In G-Thomson/IntermediateR: Data for Geoffrey Thomson's Intermediate R course

Getting set up
Tidy data
Background to ggplot2
2011 Houston Flight data
Data Transformation
- filter()
- select()
- arrange()
- mutate()
- summarise()
Grouped data
Data Pipelines
Joining Datasets
Whats Next?
Further Reading

Getting set up {#setup}

Data

This vignette contains the exempla code for the Intermediate R: Data Manipulation and Visualisation workshop. Specifically the hands on exercises. Data used in this workshop is included in the IntermediateR package avaliable at https://github.com/G-Thomson/IntermediateR. Once you have installed the package simply load the package to access the data.

library(IntermediateR)

The Tidyverse

This workshop aims to demonstrate how when data is stored in a 'tidy' format it is relatively easy to interrogate it. One way to achieve this is through the use of the tidyverse suite of tools, a group of ~20 packages which provide tools useful in all stages of data analysis.
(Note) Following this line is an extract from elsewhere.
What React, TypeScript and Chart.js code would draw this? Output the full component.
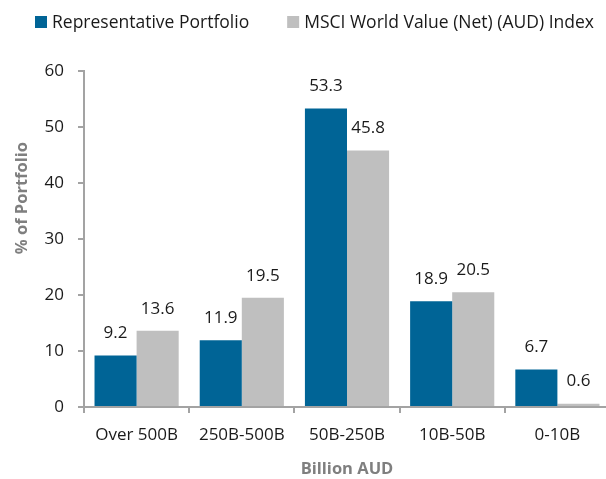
import React, { useEffect, useRef } from "react";
import { Chart, registerables } from "chart.js";

Chart.register(...registerables);

const categories = ["Over 500B", "250B-500B", "50B-250B", "10B-50B", "0-10B"];
const portfolioValues = [9.2, 11.9, 53.3, 18.9, 6.7];
const indexValues = [13.6, 19.5, 45.8, 20.5, 0.6];
const seriesNames = ["Representative Portfolio", "MSCI World Value (Net) (AUD) Index"];
const seriesColors = ["#006496", "#bfbfbf"];
const yTitle = "% of Portfolio";
const xTitle = "Billion AUD";

const FONT = "'Open Sans', 'Noto Sans', sans-serif";
const TEXT = "#1a1a1a";
const AXIS = "#a3a3a3";
const TITLE = "#7f7f7f";

const valueLabels = {
  id: "valueLabels",
  afterDatasetsDraw(chart: any) {
    const ctx = chart.ctx;
    ctx.save();
    ctx.font = `17px ${FONT}`;
    ctx.fillStyle = TEXT;
    ctx.textAlign = "center";
    ctx.textBaseline = "middle";
    chart.data.datasets.forEach((ds: any, i: number) => {
      const meta = chart.getDatasetMeta(i);
      meta.data.forEach((bar: any, j: number) => {
        ctx.fillText(ds.data[j].toFixed(1), bar.x, bar.y - 22);
      });
    });
    ctx.restore();
  },
};

const extras = {
  id: "extras",
  afterDraw(chart: any) {
    const ctx = chart.ctx;
    ctx.save();
    // legend
    ctx.font = `17.5px ${FONT}`;
    ctx.textBaseline = "middle";
    ctx.textAlign = "left";
    let x = 35;
    const cy = 22;
    chart.data.datasets.forEach((ds: any) => {
      ctx.fillStyle = ds.backgroundColor;
      ctx.fillRect(x, cy - 6, 12, 12);
      x += 17;
      ctx.fillStyle = TEXT;
      ctx.fillText(ds.label, x, cy + 1);
      x += ctx.measureText(ds.label).width + 38;
    });
    // y axis title
    const ys = chart.scales.y;
    ctx.font = `bold 16.5px ${FONT}`;
    ctx.fillStyle = TITLE;
    ctx.textAlign = "center";
    ctx.translate(22, ys.getPixelForValue(37.3));
    ctx.rotate(-Math.PI / 2);
    ctx.fillText(yTitle, 0, 0);
    ctx.restore();
  },
};

export default function App() {
  const ref = useRef<HTMLCanvasElement>(null);
  useEffect(() => {
    document.body.style.margin = "0";
    document.body.style.overflow = "hidden";
    const chart = new Chart(ref.current!, {
      type: "bar",
      data: {
        labels: categories,
        datasets: [
          { label: seriesNames[0], data: portfolioValues, backgroundColor: seriesColors[0] },
          { label: seriesNames[1], data: indexValues, backgroundColor: seriesColors[1] },
        ],
      },
      options: {
        animation: false,
        responsive: false,
        layout: { padding: { top: 71, right: 0, left: 0, bottom: 0 } },
        datasets: { bar: { categoryPercentage: 0.8, barPercentage: 1 } } as any,
        plugins: {
          tooltip: { enabled: false },
          legend: { display: false },
        },
        scales: {
          x: {
            afterFit: (s: any) => { s.height = 72; },
            grid: { display: true, drawOnChartArea: false, offset: true, color: AXIS, lineWidth: 2, tickLength: 6 },
            border: { color: AXIS, width: 2 },
            ticks: { color: TEXT, font: { family: FONT, size: 17 }, padding: 12 },
            title: { display: true, text: xTitle, color: TITLE, font: { family: FONT, size: 16.5, weight: "bold" }, padding: { top: 0, bottom: 0 } },
          },
          y: {
            min: 0,
            max: 60,
            afterFit: (s: any) => { s.width = 84; },
            grid: { display: true, drawOnChartArea: false, color: AXIS, lineWidth: 2, tickLength: 6 },
            border: { color: AXIS, width: 2 },
            ticks: { stepSize: 10, color: TEXT, font: { family: FONT, size: 17 }, padding: 14 },
          },
        },
      },
      plugins: [valueLabels, extras],
    });
    return () => chart.destroy();
  }, []);
  return (
    <div style={{ width: 606, height: 479, overflow: "hidden" }}>
      <canvas ref={ref} width={610} height={479} />
    </div>
  );
}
This workshop will focus on the dplyr and ggplot2 packages which, along with tidyr, form the core of the tidyverse.

The tidyverse package loads the most commonly used tidyverse packages and was installed automatically, if you didn't have it already, when you installed the IntermediateR package. It needs to be loaded too.

library(tidyverse)

Tidy data {#tidy}

Tidy data is the consistent structuring of data such that variables are stored in columns and observations in rows coupled with a straightforward use of descriptive functions with consistent outputs. It is conceptually simple but can be tricky in practice.
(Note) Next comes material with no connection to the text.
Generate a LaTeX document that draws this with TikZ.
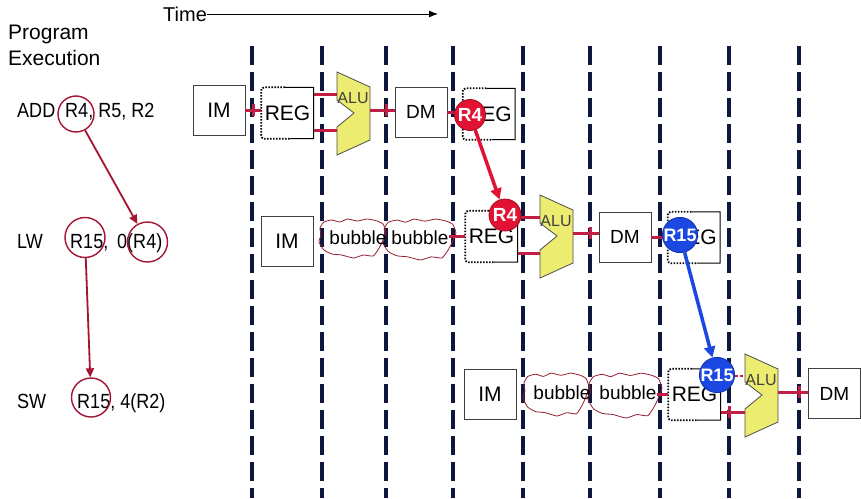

For example, take the following table of global life expectancies. Is it tidy?

life_expectancies

No! It is not tidy because time is a variable so should have its own column, also the numbers all measure the same thing (life expectancies). The tidyr package contains functions for tidying your data. I won't dwell on this too long as everyone has different data. However in this case the function gather() can be used to collapse columns into key-value pairs.

life_expectancies <- gather(life_expectancies, year, lifeExp, -country, -continent)
life_expectancies

This is tidy! Note how I specified the new column names (i.e. year and lifeExp) and excluded the columns I did not want gathered (i.e. country and continent). The tidyr package also contains the spread() function which does the opposite of gather(), as well as the separate() and unite() functions which split or merge columns respectively.

In order to get the hang of this I recommend everytime you get a new data set practice transposing it (swap rows and columns) with gather() and spread().

How is your Data Structured?

In order to have 'tidy' data you need to know what your data looks like. I think of this as your mental model of the data. To do this I recomend glimpse(), head() and View() which are perahps the most important functions in R!

glimpse() (or in base R str()) prints a summmary of your data. This is a quick way to see the dimensions of your data, the names of the variables, their type and some example data.

glimpse(life_expectancies)

head() prints the first n rows of data and when using RStudio View() brings up a spreadsheet of the data to visually inspect.

Background to ggplot2 {#ggplot}

ggplot2 is an implementation of the Grammar of Graphics by Leland Wilkinson and can be used to produce publication quality graphics. However its real power is to quickly visualise data in a flexible manner. All graphs follow a consistent and modular workflow with different elements being added in layers. While logical this method is not intuitive to new users coming from other platforms and so I feel some background is beneficial. The best indroduction is via example.

Every graph begins with the creation of a a ggplot object which requires a dataframe and aesthetics (i.e. what variables to use)

ggplot(life_expectancies, aes(year, lifeExp))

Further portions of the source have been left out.